WHAT IS REQUIRED -
Print only the lines from the top of the data through the line with "(lg3) at (110,135)", both included, skipping every picture.

---- DATA LINES

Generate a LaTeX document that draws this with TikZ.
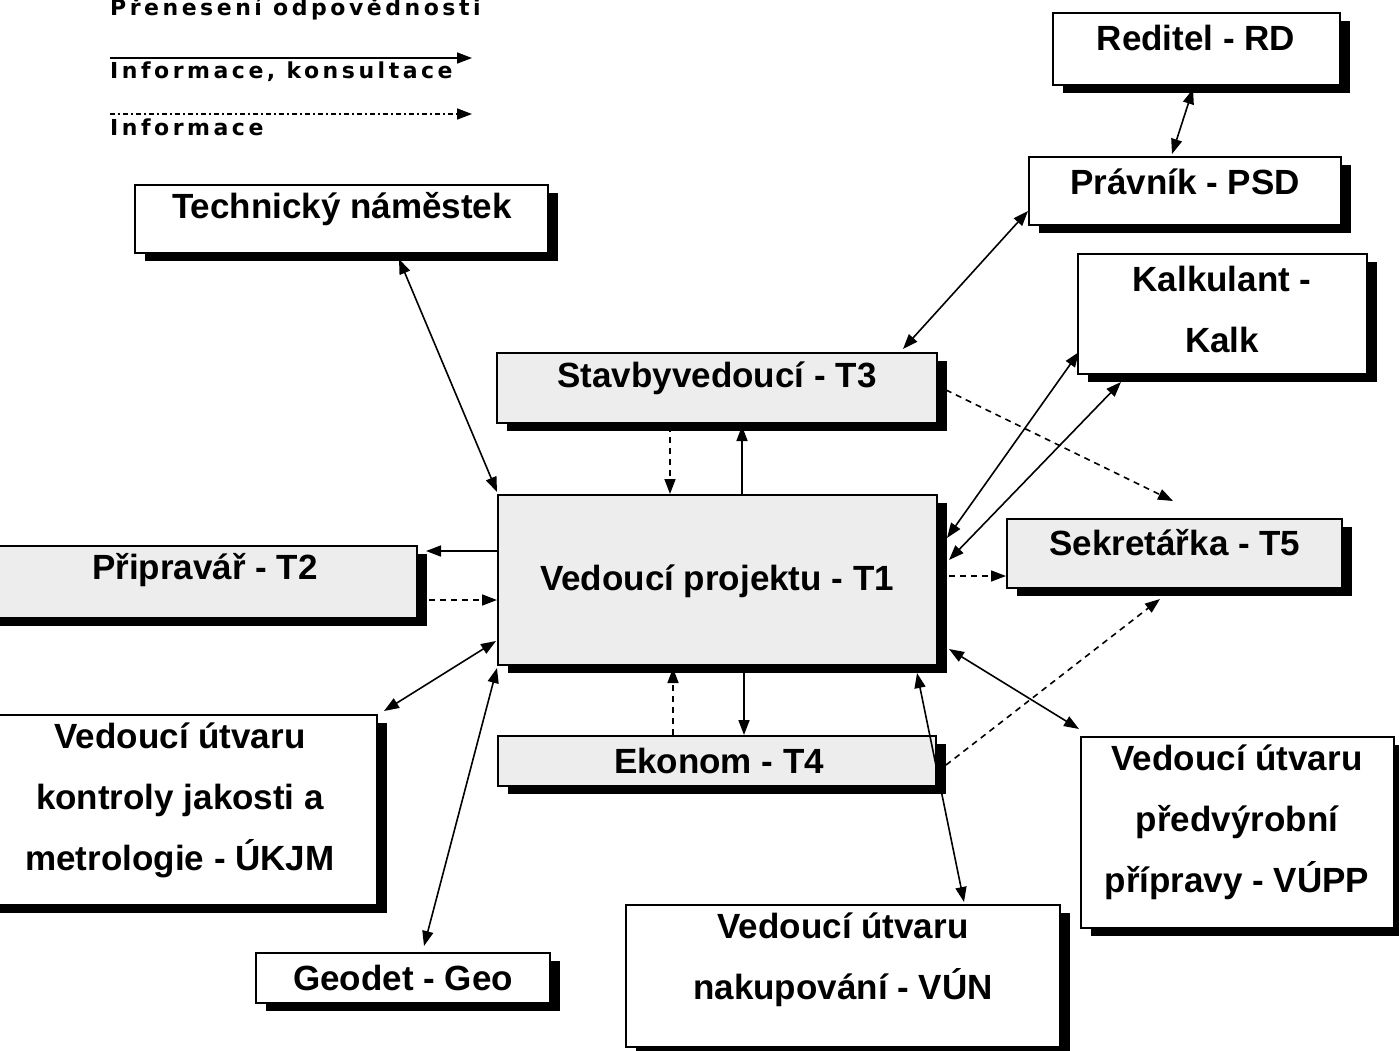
\documentclass[tikz,border=0pt]{standalone}
\usepackage{fontspec}
\setmainfont{Liberation Sans}
\newfontfamily\legfont[LetterSpace=16]{DejaVu Sans Bold}
\usetikzlibrary{arrows.meta,shadows,calc}
\begin{document}
\begin{tikzpicture}[x=1pt,y=-1pt,
  box/.style={draw, line width=2pt, rectangle, inner sep=0pt, fill=white,
    drop shadow={shadow xshift=10pt, shadow yshift=-8pt, fill=black, opacity=1}},
  gbox/.style={box, fill=black!7},
  lbl/.style={font=\fontsize{35}{61}\selectfont\bfseries, align=center, inner sep=0pt},
  leg/.style={font={\legfont\fontsize{22}{26}\selectfont}, inner sep=0pt, anchor=base west},
  conn/.style={line width=1.6pt, {Triangle[length=15pt,width=11pt]}-{Triangle[length=15pt,width=11pt]}},
  one/.style={line width=1.6pt, -{Triangle[length=15pt,width=11pt]}},
  dsh/.style={one, dash pattern=on 6pt off 5pt},
  dshdot/.style={one, dash pattern=on 5pt off 3pt on 2pt off 3pt}]
\useasboundingbox (0,0) rectangle (1399,1050);

% legend
\node[leg] (lg1) at (110,15) {Přenesení odpovědnosti};
\coordinate (l1a) at (110,58); \coordinate (l1b) at (472,58);
\draw[one] (l1a) -- (l1b);
\node[leg] (lg2) at (110,78) {Informace, konsultace};
\coordinate (l2a) at (110,114); \coordinate (l2b) at (472,114);
\draw[dshdot] (l2a) -- (l2b);
\node[leg] (lg3) at (110,135) {Informace};

% boxes
\node[box, minimum width=287pt, minimum height=72pt] (rd) at (1196.5,49) {};
\node[lbl] (rdl) at (1196,38) {Reditel - RD};
\node[box, minimum width=312pt, minimum height=68pt] (psd) at (1185,191) {};
\node[lbl] (psdl) at (1185,182) {Právník - PSD};
\node[box, minimum width=289pt, minimum height=120pt] (kalk) at (1222.5,314) {};
\node[lbl] (kalkl) at (1222,309) {Kalkulant -\\Kalk};
\node[box, minimum width=413pt, minimum height=68pt] (tech) at (341.5,219) {};
\node[lbl] (techl) at (342,209) {Technický náměstek};
\node[gbox, minimum width=440pt, minimum height=70pt] (t3) at (717,388) {};
\node[lbl] (t3l) at (717,378) {Stavbyvedoucí - T3};
\node[gbox, minimum width=439pt, minimum height=170pt] (t1) at (717.5,580) {};
\node[lbl] (t1l) at (717,581) {Vedoucí projektu - T1};
\node[gbox, minimum width=335pt, minimum height=69pt] (t5) at (1174.5,553.5) {};
\node[lbl] (t5l) at (1175,543) {Sekretářka - T5};
\node[gbox, minimum width=427pt, minimum height=72pt] (t2) at (203.5,582) {};
\node[lbl] (t2l) at (205,570) {Připravář - T2};
\node[box, minimum width=387pt, minimum height=190pt] (ukjm) at (183.5,810) {};
\node[lbl] (ukjml) at (180,800) {Vedoucí útvaru\\kontroly jakosti a\\metrologie - ÚKJM};
\node[box, minimum width=294pt, minimum height=50pt] (geo) at (403,978) {};
\node[lbl] (geol) at (403,978) {Geodet - Geo};
\node[gbox, minimum width=438pt, minimum height=50pt] (t4) at (717,761) {};
\node[lbl] (t4l) at (719,761) {Ekonom - T4};
\node[box, minimum width=434pt, minimum height=142pt] (vun) at (843,976) {};
\node[lbl] (vunl) at (843,960) {Vedoucí útvaru\\nakupování - VÚN};
\node[box, minimum width=313pt, minimum height=191pt] (vupp) at (1237.5,832.5) {};
\node[lbl] (vuppl) at (1237,822) {Vedoucí útvaru\\předvýrobní\\přípravy - VÚPP};

% connectors
\draw[conn] ($(tech.south west)+(265,5)$) -- ($(t1.north west)+(0,-2)$);
\draw[conn] ($(psd.south west)+(0,-15)$) -- ($(t3.north east)+(-35,-3)$);
\draw[conn] ($(rd.south west)+(141,3)$) -- ($(psd.north west)+(144,-2)$);
\draw[one] ($(t1.north)+(24.5,0)$) -- ($(t3.south)+(25,2)$);
\draw[dsh] ($(t3.south)+(-47,2)$) -- ($(t1.north)+(-47.5,0)$);
\draw[dsh] ($(t3.east)+(8,2)$) -- ($(t5.north)+(-1.5,-17)$);
\draw[conn] ($(kalk.west)+(2,38)$) -- ($(t1.east)+(9,-42)$);
\draw[conn] ($(kalk.south west)+(44,7)$) -- ($(t1.east)+(11,-20)$);
\draw[dsh] ($(t1.east)+(11,-4)$) -- ($(t5.west)+(0,22.5)$);
\draw[dsh] ($(t4.east)+(9,4)$) -- ($(t5.south)+(-14.5,10)$);
\draw[conn] ($(t1.south east)+(11,-17)$) -- ($(vupp.north west)+(-1,-7)$);
\draw[conn] ($(t1.south east)+(-21,7)$) -- ($(vun.north west)+(339,-2)$);
\draw[one] ($(t1.south)+(26.5,0)$) -- ($(t4.north)+(27,0)$);
\draw[dsh] ($(t4.north)+(-44,0)$) -- ($(t1.south)+(-44.5,2)$);
\draw[one] ($(t1.west)+(0,-29)$) -- ($(t2.east)+(8,-31)$);
\draw[dsh] ($(t2.east)+(11,18)$) -- ($(t1.west)+(0,20)$);
\draw[conn] ($(ukjm.north east)+(6,-3)$) -- ($(t1.west)+(-1,61)$);
\draw[conn] ($(geo.north west)+(169,-6)$) -- ($(t1.south west)+(0,2)$);
\end{tikzpicture}
\end{document}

--------

COMPLETE ANSWER -
Generate a LaTeX document that draws this with TikZ.
\documentclass[tikz,border=0pt]{standalone}
\usepackage{fontspec}
\setmainfont{Liberation Sans}
\newfontfamily\legfont[LetterSpace=16]{DejaVu Sans Bold}
\usetikzlibrary{arrows.meta,shadows,calc}
\begin{document}
\begin{tikzpicture}[x=1pt,y=-1pt,
  box/.style={draw, line width=2pt, rectangle, inner sep=0pt, fill=white,
    drop shadow={shadow xshift=10pt, shadow yshift=-8pt, fill=black, opacity=1}},
  gbox/.style={box, fill=black!7},
  lbl/.style={font=\fontsize{35}{61}\selectfont\bfseries, align=center, inner sep=0pt},
  leg/.style={font={\legfont\fontsize{22}{26}\selectfont}, inner sep=0pt, anchor=base west},
  conn/.style={line width=1.6pt, {Triangle[length=15pt,width=11pt]}-{Triangle[length=15pt,width=11pt]}},
  one/.style={line width=1.6pt, -{Triangle[length=15pt,width=11pt]}},
  dsh/.style={one, dash pattern=on 6pt off 5pt},
  dshdot/.style={one, dash pattern=on 5pt off 3pt on 2pt off 3pt}]
\useasboundingbox (0,0) rectangle (1399,1050);

% legend
\node[leg] (lg1) at (110,15) {Přenesení odpovědnosti};
\coordinate (l1a) at (110,58); \coordinate (l1b) at (472,58);
\draw[one] (l1a) -- (l1b);
\node[leg] (lg2) at (110,78) {Informace, konsultace};
\coordinate (l2a) at (110,114); \coordinate (l2b) at (472,114);
\draw[dshdot] (l2a) -- (l2b);
\node[leg] (lg3) at (110,135) {Informace};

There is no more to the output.